New Zealand based express package provider, Freightways, has reported a 5.4% year-over-year increase in revenue.
The company reported revenues of NZ$505m for the year ended 30 June 2016, which has enabled Freightways to deliver net profit after tax (NPAT) of NZ$54.4m, when excluding non-recurring items, up 8.0% on the previous year.
Freightways’ Managing Director, Dean Bracewell, explained that the positive features of the markets in which Freightways operates, the resilience of its business models to adapt to changing market circumstances and the execution of growth strategies, have contributed to this result. Both the express package & business mail division and the information management division posted positive results.
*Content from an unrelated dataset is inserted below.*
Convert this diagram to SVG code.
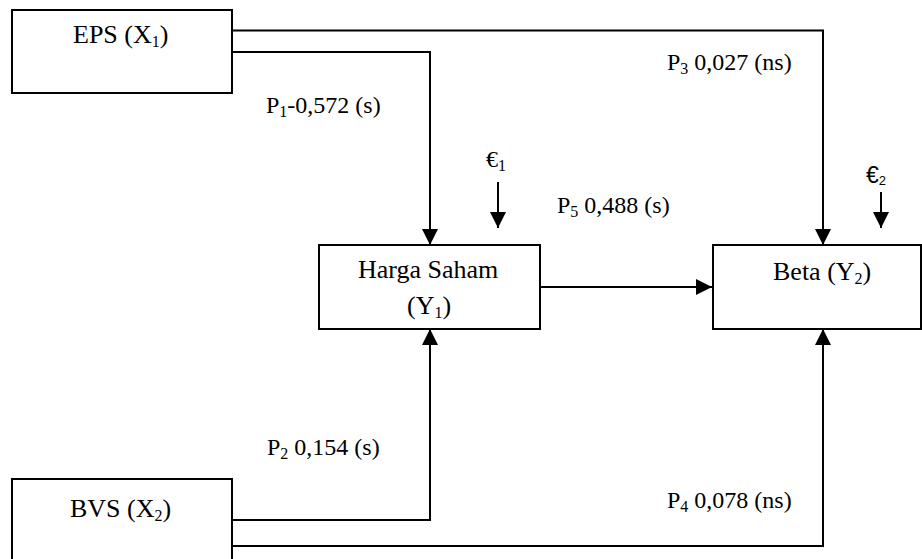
<svg xmlns="http://www.w3.org/2000/svg" width="922" height="559" viewBox="0 0 922 559">
<style>
.box{fill:#fff;stroke:#000;stroke-width:2}
.node{font-family:"Liberation Serif","Times New Roman",serif;font-size:26px;fill:#000}
.lbl{font-family:"Liberation Serif","Times New Roman",serif;font-size:24px;fill:#000}
.sub{font-size:16px}
.con{fill:none;stroke:#000;stroke-width:2}
.eps2{font-family:"Liberation Sans",Arial,sans-serif;font-size:23px;fill:#000}
</style>
<defs>
<marker id="ah" markerUnits="userSpaceOnUse" markerWidth="16" markerHeight="16" viewBox="0 0 16 16" refX="16" refY="8" orient="auto">
<path d="M0,0 L16,8 L0,16 Z" fill="#000"/>
</marker>
</defs>
<rect width="922" height="559" fill="#fff"/>
<g id="connectors">
<path class="con" d="M232,30.5 H823 V245" marker-end="url(#ah)"/>
<path class="con" d="M232,52 H430 V245" marker-end="url(#ah)"/>
<path class="con" d="M232,520 H430 V329" marker-end="url(#ah)"/>
<path class="con" d="M232,546 H823 V329" marker-end="url(#ah)"/>
<path class="con" d="M540,287 H712" marker-end="url(#ah)"/>
<path class="con" d="M498,182 V228" marker-end="url(#ah)"/>
<path class="con" d="M881,192 V228" marker-end="url(#ah)"/>
</g>
<g id="eps">
<rect class="box" x="12" y="10" width="220" height="83"/>
<text class="node" x="73" y="43">EPS (X<tspan class="sub" dy="4">1</tspan><tspan dy="-4">)</tspan></text>
</g>
<g id="bvs">
<rect class="box" x="12" y="479" width="220" height="100"/>
<text class="node" x="70" y="517">BVS (X<tspan class="sub" dy="4">2</tspan><tspan dy="-4">)</tspan></text>
</g>
<g id="harga">
<rect class="box" x="319" y="245" width="221" height="84"/>
<text class="node" x="358" y="278">Harga Saham</text>
<text class="node" x="407" y="314">(Y<tspan class="sub" dy="4">1</tspan><tspan dy="-4">)</tspan></text>
</g>
<g id="beta">
<rect class="box" x="713" y="245" width="208" height="84"/>
<text class="node" x="773" y="280">Beta (Y<tspan class="sub" dy="4">2</tspan><tspan dy="-4">)</tspan></text>
</g>
<g id="labels">
<text class="lbl" x="266" y="113">P<tspan class="sub" dy="4">1</tspan><tspan dy="-4">-0,572 (s)</tspan></text>
<text class="lbl" x="667" y="70">P<tspan class="sub" dy="4">3</tspan><tspan dy="-4"> 0,027 (ns)</tspan></text>
<text class="lbl" x="557" y="213">P<tspan class="sub" dy="4">5</tspan><tspan dy="-4"> 0,488 (s)</tspan></text>
<text class="lbl" x="267" y="455">P<tspan class="sub" dy="4">2</tspan><tspan dy="-4"> 0,154 (s)</tspan></text>
<text class="lbl" x="667" y="508">P<tspan class="sub" dy="4">4</tspan><tspan dy="-4"> 0,078 (ns)</tspan></text>
<text class="lbl" x="486" y="167">€<tspan class="sub" dy="4">1</tspan></text>
<text class="eps2" x="866" y="183">€<tspan font-size="13" dy="2">2</tspan></text>
</g>
</svg>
The express package & business mail division, which operates a multi-brand strategy in the domestic market through New Zealand Couriers, Post Haste, Castle Parcels, NOW Couriers, SUB60, Security Express, Kiwi Express, Stuck, Pass The Parcel, DX Mail and Dataprint, reported operating revenue of NZ$370m for the year, 2.9% higher than in 2015. EBITA of NZ$62m was consistent with the previous year.
The information management division, which now generates more than 30% of Freightways’ earnings, reported operating revenue for the year of NZ$137m – up 12.5% on the 2015 result, while EBITA of NZ$28m was 18.0% higher. Bracewell stated that decisions made during the year to contribute to the long-term performance of this division included: consolidating the established information management businesses under a common brand – The Information Management Group (TIMG), and investing around NZ$2.5m during 2017 to complete the relocation of three Sydney-based information management facilities into a single purpose-built facility.
Looking forward, Bracewell has said of the Information Management Division, “[It] may perform slightly below the prior comparative period, due to the strong year just completed, which included some large one-off project work and also due to the costs of establishing the new purpose-built Sydney facility during 2017, offsetting the otherwise positive trading performance expected of this division.”